Don't.
Seriously, I know you want to. You see my baby in the grocery store with no socks on, and you can't bear to think of his precious-wecious little tootsies getting cold, or a brief glint of sun makes him squint his eyes and you feel compelled to warn me about the dangers of daylight on babies, but don't. Bite your tongue. Walk away. Get your own baby.
Or, say you have your own baby, and one of your baby's friends' mommies tells you about how she does something that you think is wrong, because you read in this one child-rearing book that it was bad, bad, bad, bad. Zip it. Feel free to formulate a really good argument as to what she should do differently, then keep it to yourself. If you must, tell your spouse/partner/cat/tolerant child-free friend after the baby is in bed. Don't tell the other mommies of your baby's friends. Don't tell other parents you know. Don't write about it on Facebook. If you do, the chances are you will run into a friend that does exactly the same thing, and you may start hearing less from them. And you can't afford to lose any friends! For goodness sake, they started dropping like flies once you stopped hanging out in bars, you want to risk offending the few that still take your calls?
I won't even be specific about all the things I've seen that make me clutch my pearls in horror, but I'm sure that I do my own share of shocking and appalling the mommy masses.

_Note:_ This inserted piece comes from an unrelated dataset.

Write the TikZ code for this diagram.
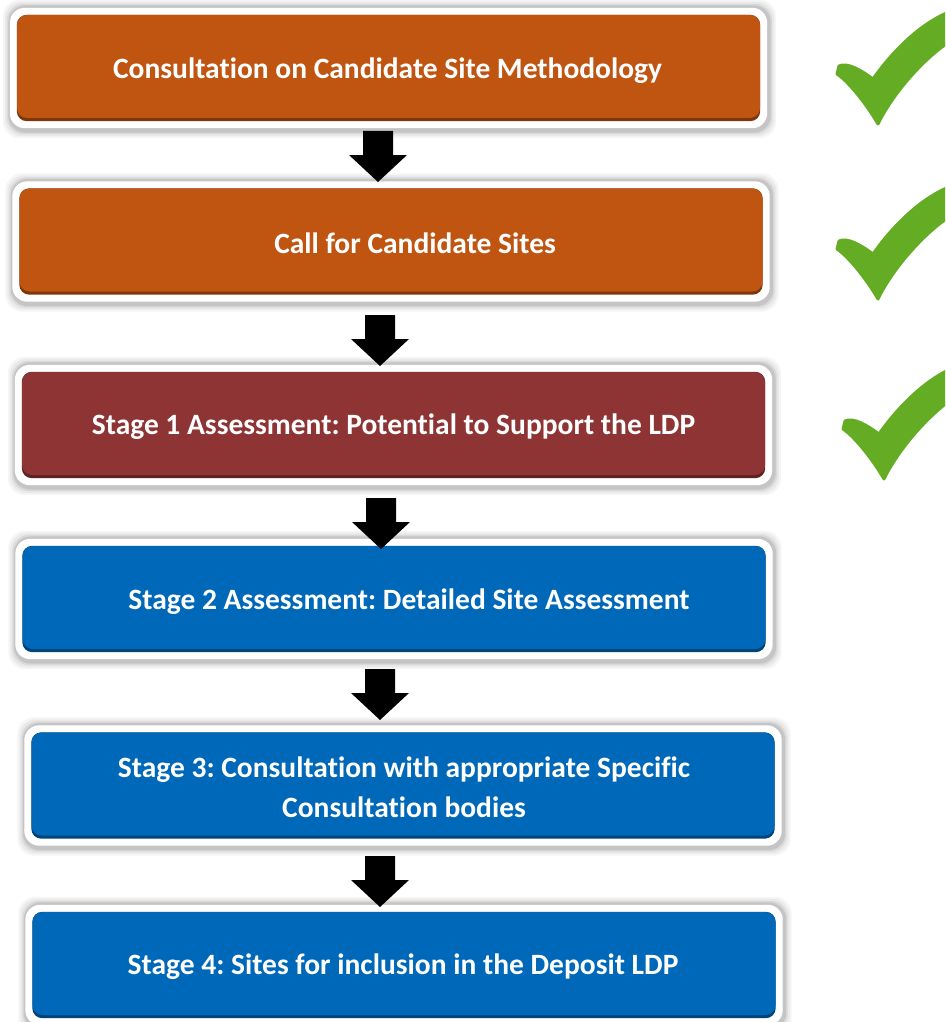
\documentclass[tikz,border=0pt]{standalone}
\usepackage{fontspec}
\setmainfont[Ligatures=CommonOff]{Carlito}
\frenchspacing
\usetikzlibrary{backgrounds,calc}
\definecolor{orangeC}{RGB}{192,84,17}
\definecolor{redC}{RGB}{142,52,52}
\definecolor{blueC}{RGB}{0,104,184}
\definecolor{greenC}{RGB}{99,172,36}
\newcommand\stagedeco[2]{%
  \begin{scope}[on background layer]
    \foreach \s/\o in {15/0.04,13/0.05,11/0.07,9.5/0.09}{
      \fill[black,opacity=\o,rounded corners=17pt]
        ($(#1.south west)+(-\s pt+1pt,-\s pt-5pt)$) rectangle ($(#1.north east)+(\s pt+1pt,\s pt)$);}
    \fill[white,rounded corners=15pt]
      ($(#1.south west)+(-7pt,-10pt)$) rectangle ($(#1.north east)+(7pt,7pt)$);
    \fill[#2!65!black,rounded corners=10pt]
      ($(#1.south west)+(0pt,-3pt)$) rectangle (#1.north east);
  \end{scope}}
\newcommand\downarr[1]{%
  \fill[black] (#1) ++(-15pt,0pt) -- ++(30pt,0pt) -- ++(0pt,-24pt) -- ++(14pt,0pt)
    -- ++(-29pt,-27pt) -- ++(-29pt,27pt) -- ++(14pt,0pt) -- cycle;}
\begin{document}
\begin{tikzpicture}[x=1pt,y=-1pt,
  stagebox/.style={rounded corners=10pt, minimum width=743pt, minimum height=103pt,
    inner sep=0pt, fill=#1},
  stagetext/.style={text=white, align=center, inner sep=0pt,
    font=\bfseries\fontsize{29.5}{40}\selectfont},
  checkfill/.style={fill=greenC, draw=greenC, line width=3pt, line join=round},
  checkmark/.pic={\filldraw[checkfill] (2,-4) .. controls (10,-8) and (24,0) .. (36,9)
     .. controls (52,-14) and (80,-45) .. (112,-58) -- (112,-28)
     .. controls (85,-10) and (55,25) .. (41,54)
     .. controls (30,35) and (12,12) .. (0,4) -- cycle;}]
\useasboundingbox (0,0) rectangle (945,1022);
\clip (0,0) rectangle (945,1022);
% boxes
\node[stagebox=orangeC] (b1) at (388.5,66.5) {};
\node[stagebox=orangeC] (b2) at (391,240) {};
\node[stagebox=redC]    (b3) at (393.5,423.5) {};
\node[stagebox=blueC]   (b4) at (394,597.5) {};
\node[stagebox=blueC]   (b5) at (403,784) {};
\node[stagebox=blueC]   (b6) at (404,963.5) {};
\stagedeco{b1}{orangeC}
\stagedeco{b2}{orangeC}
\stagedeco{b3}{redC}
\stagedeco{b4}{blueC}
\stagedeco{b5}{blueC}
\stagedeco{b6}{blueC}
% texts
\node[stagetext] (t1) at ($(b1.center)+(-1pt,-4pt)$) {Consultation on Candidate Site Methodology};
\node[stagetext] (t2) at ($(b2.center)+(24pt,-3pt)$) {Call for Candidate Sites};
\node[stagetext] (t3) at ($(b3.center)+(0pt,-3pt)$) {Stage 1 Assessment: Potential to Support the LDP};
\node[stagetext] (t4) at ($(b4.center)+(15pt,-4pt)$) {Stage 2 Assessment: Detailed Site Assessment};
\node[stagetext] (t5) at ($(b5.center)+(1pt,-3pt)$) {Stage 3: Consultation with appropriate Specific\\Consultation bodies};
\node[stagetext] (t6) at ($(b6.center)+(-1pt,-3pt)$) {Stage 4: Sites for inclusion in the Deposit LDP};
% arrows
\coordinate (a1) at (378,131);
\coordinate (a2) at (380,315);
\coordinate (a3) at (381,498);
\coordinate (a4) at (380,669);
\coordinate (a5) at (380,856);
\downarr{a1}
\downarr{a2}
\downarr{a3}
\downarr{a4}
\downarr{a5}
% check marks
\pic at (837,70) {checkmark};
\pic at (837,245) {checkmark};
\pic at (843,425) {checkmark};
\end{tikzpicture}
\end{document}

To each his own. If I think you look a fool for dressing like a hood rat in the suburbs or sporting an ironic mustache (so 2001!), reading a Kindle or wearing flip-flops in the winter, I'll say it. But your baby, and the way you raise him or her, is perfect.* And that's all you'll hear me say. From now on.
*With the exceptions of violence, neglect and verbal abuse, of course. These happens all too often, are very serious and should be reported.